Advice:  recommendation regarding a decision or course of conduct; counsel

I am not good at this. I have a good head on my shoulders. I make sound, researched, and calculated decisions. I'm not a hothead, I'm not quick to decide things. I like to look at all of my options, my future consequences, and make the most logical choice.

Giving this advice for your situation...well, that doesn't work so well. I am a FANTASTIC listener. I can listen to your anger, worry, depression, disappointment, concern, confusion, and desires forever! I can agree with you, I'm not afraid to confront you when I think you're being unfair, or incorrect. What I can't do is pump you up.
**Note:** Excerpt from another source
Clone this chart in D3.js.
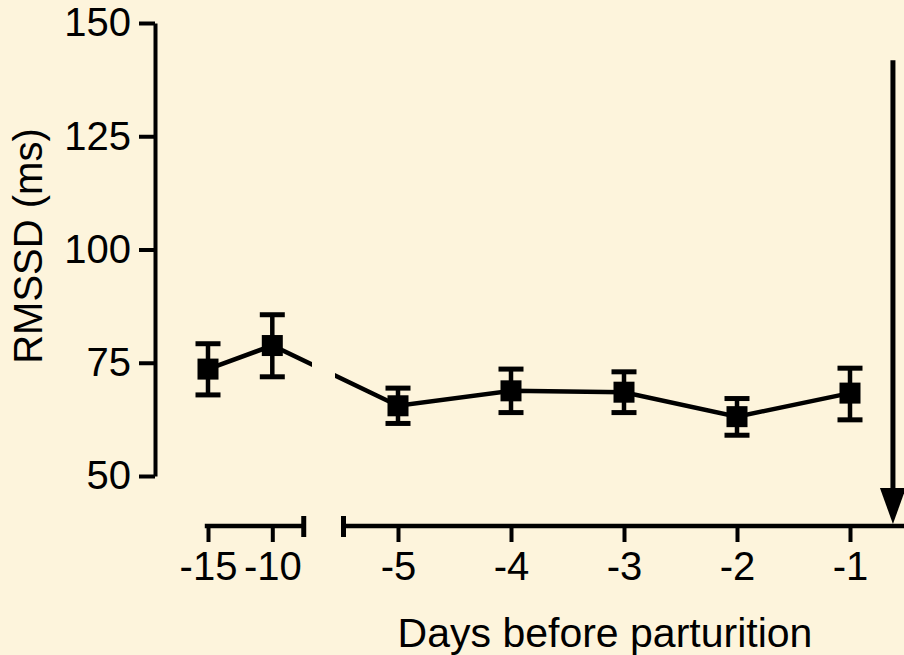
<!DOCTYPE html>
<html>
<head>
<meta charset="utf-8">
<script src="https://cdn.jsdelivr.net/npm/d3@7"></script>
<style>
  html, body { margin: 0; padding: 0; background: #FDF4DC; }
  svg { display: block; font-family: "Liberation Sans", Arial, sans-serif; }
</style>
</head>
<body>
<div id="my_dataviz"></div>
<script>

// data
var days   = [-15, -10, -5, -4, -3, -2, -1];
var means  = [73.6, 78.8, 65.5, 68.8, 68.5, 63.1, 68.3];
var upper  = [79.2, 85.6, 69.4, 73.6, 73.0, 67.1, 73.8];
var lower  = [67.9, 71.9, 61.6, 64.0, 64.0, 59.0, 62.4];
var yTicks = [50, 75, 100, 125, 150];
var xTicksEarly = [-15, -10];
var xTicksLate  = [-5, -4, -3, -2, -1];
var arrowDay = -0.62, arrowTop = 141.8;

var width = 904, height = 655;

var svg = d3.select("#my_dataviz")
  .append("svg")
    .attr("width", width)
    .attr("height", height);

// scales
var y = d3.scaleLinear().domain([50, 150]).range([476, 23]);
var x1 = d3.scaleLinear().domain([-15, -10]).range([208, 272.3]);   // before the break
var x2 = d3.scaleLinear().domain([-5, -1]).range([398, 850]);       // after the break
var seg1 = [-15.25, -7.4], seg2 = [-5.5, -0.4];
function xPos(d) { return d <= -10 ? x1(d) : x2(d); }

var axisY = 526, fontSize = "40px";
var plainFmt = function(d) { return String(d); };   // keep the hyphen minus

// Y axis
var yAxis = svg.append("g")
    .attr("transform", "translate(155,0)")
    .call(d3.axisLeft(y).tickValues(yTicks).tickFormat(plainFmt)
      .tickSize(16).tickSizeOuter(0).tickPadding(8));
yAxis.select(".domain").attr("stroke-width", 4).attr("stroke", "#000");
yAxis.selectAll(".tick line").attr("stroke-width", 4).attr("stroke", "#000");
yAxis.selectAll(".tick text").attr("font-size", fontSize).attr("fill", "#000")
    .attr("font-family", "Liberation Sans, Arial, sans-serif");

// X axes (broken)
function drawX(scale, ticks, seg, capLeft, capRight) {
  var g = svg.append("g").attr("transform", "translate(0," + axisY + ")");
  g.call(d3.axisBottom(scale).tickValues(ticks).tickFormat(plainFmt)
    .tickSize(16).tickPadding(10).tickSizeOuter(0));
  g.select(".domain").remove();
  g.selectAll(".tick line").attr("stroke-width", 4).attr("stroke", "#000");
  g.selectAll(".tick text").attr("font-size", fontSize).attr("fill", "#000")
      .attr("font-family", "Liberation Sans, Arial, sans-serif");
  g.append("line")
      .attr("x1", scale(seg[0])).attr("x2", scale(seg[1]))
      .attr("y1", 0).attr("y2", 0)
      .attr("stroke", "#000").attr("stroke-width", 4.5);
  if (capLeft) g.append("line").attr("x1", scale(seg[0]) + 2).attr("x2", scale(seg[0]) + 2)
      .attr("y1", -10).attr("y2", 11).attr("stroke", "#000").attr("stroke-width", 5);
  if (capRight) g.append("line").attr("x1", scale(seg[1]) - 2).attr("x2", scale(seg[1]) - 2)
      .attr("y1", -10).attr("y2", 11).attr("stroke", "#000").attr("stroke-width", 5);
}
drawX(x1, xTicksEarly, seg1, false, true);
drawX(x2, xTicksLate, seg2, true, false);

// arrow marking parturition
var ax = x2(arrowDay);
svg.append("line")
    .attr("x1", ax).attr("x2", ax)
    .attr("y1", y(arrowTop)).attr("y2", axisY - 30)
    .attr("stroke", "#000").attr("stroke-width", 5);
svg.append("path")
    .attr("d", "M" + (ax - 13) + "," + (axisY - 38) + " L" + (ax + 13) + "," + (axisY - 38) + " L" + ax + "," + (axisY - 2) + " Z")
    .attr("fill", "#000");

// data rows
var data = days.map(function(d, i) {
  return { day: d, mean: means[i], hi: upper[i], lo: lower[i] };
});

// connecting line, interrupted at the axis break
var gapStart = 312, gapEnd = 335;
var defs = svg.append("defs");
defs.append("clipPath").attr("id", "clipA").append("rect")
    .attr("x", 0).attr("y", 0).attr("width", gapStart).attr("height", height);
defs.append("clipPath").attr("id", "clipB").append("rect")
    .attr("x", gapEnd).attr("y", 0).attr("width", width - gapEnd).attr("height", height);

var line = d3.line()
    .x(function(d) { return xPos(d.day); })
    .y(function(d) { return y(d.mean); });

["clipA", "clipB"].forEach(function(c) {
  svg.append("path")
      .datum(data)
      .attr("clip-path", "url(#" + c + ")")
      .attr("d", line)
      .attr("fill", "none")
      .attr("stroke", "#000")
      .attr("stroke-width", 4.5);
});

// error bars
var capW = 25;
var eb = svg.append("g").selectAll("g").data(data).enter().append("g");
eb.append("line")
    .attr("x1", function(d) { return xPos(d.day); })
    .attr("x2", function(d) { return xPos(d.day); })
    .attr("y1", function(d) { return y(d.hi); })
    .attr("y2", function(d) { return y(d.lo); })
    .attr("stroke", "#000").attr("stroke-width", 4.5);
eb.append("line")
    .attr("x1", function(d) { return xPos(d.day) - capW / 2; })
    .attr("x2", function(d) { return xPos(d.day) + capW / 2; })
    .attr("y1", function(d) { return y(d.hi); })
    .attr("y2", function(d) { return y(d.hi); })
    .attr("stroke", "#000").attr("stroke-width", 5);
eb.append("line")
    .attr("x1", function(d) { return xPos(d.day) - capW / 2; })
    .attr("x2", function(d) { return xPos(d.day) + capW / 2; })
    .attr("y1", function(d) { return y(d.lo); })
    .attr("y2", function(d) { return y(d.lo); })
    .attr("stroke", "#000").attr("stroke-width", 5);

// square markers
var ms = 21;
svg.append("g").selectAll("rect").data(data).enter().append("rect")
    .attr("x", function(d) { return xPos(d.day) - ms / 2; })
    .attr("y", function(d) { return y(d.mean) - ms / 2; })
    .attr("width", ms).attr("height", ms)
    .attr("fill", "#000");

// axis titles
svg.append("text")
    .attr("transform", "translate(42,246) rotate(-90)")
    .attr("text-anchor", "middle")
    .attr("font-size", fontSize)
    .text("RMSSD (ms)");
svg.append("text")
    .attr("x", 605).attr("y", 647)
    .attr("text-anchor", "middle")
    .attr("font-size", "41px")
    .text("Days before parturition");

</script>
</body>
</html>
I seem to give the 'it's going to get better; look on the bright side; there's your silver lining; it could be worse' speech, but it doesn't really help anyone. I just say awkward things that don't make sense to anyone. Lord how I wish I was good at giving advice. I feel like a failure when I can't make someone see the upside. 

What I can do is compliment you. I can tell you how wonderful you are. Why you are important to me. How you make my day/life turn around. My hope is to never turn the conversation on to myself and seem self-absorbed. My intention is always to make you smile.

Do any of you battle with shortcomings like this? Do you desire to be really good at something that is good, but you're just really bad at it?  Have you given up on your attempts after a season of them not working?

God gives all of us gifts. Compassion is so beautiful. I'm full of it, but I'm not good at delivering it. This makes my face sad.

Uh, but don't try to make me feel better in the comments if you're terrible at it like me. Duh, that won't help. You're a terrible person, remember?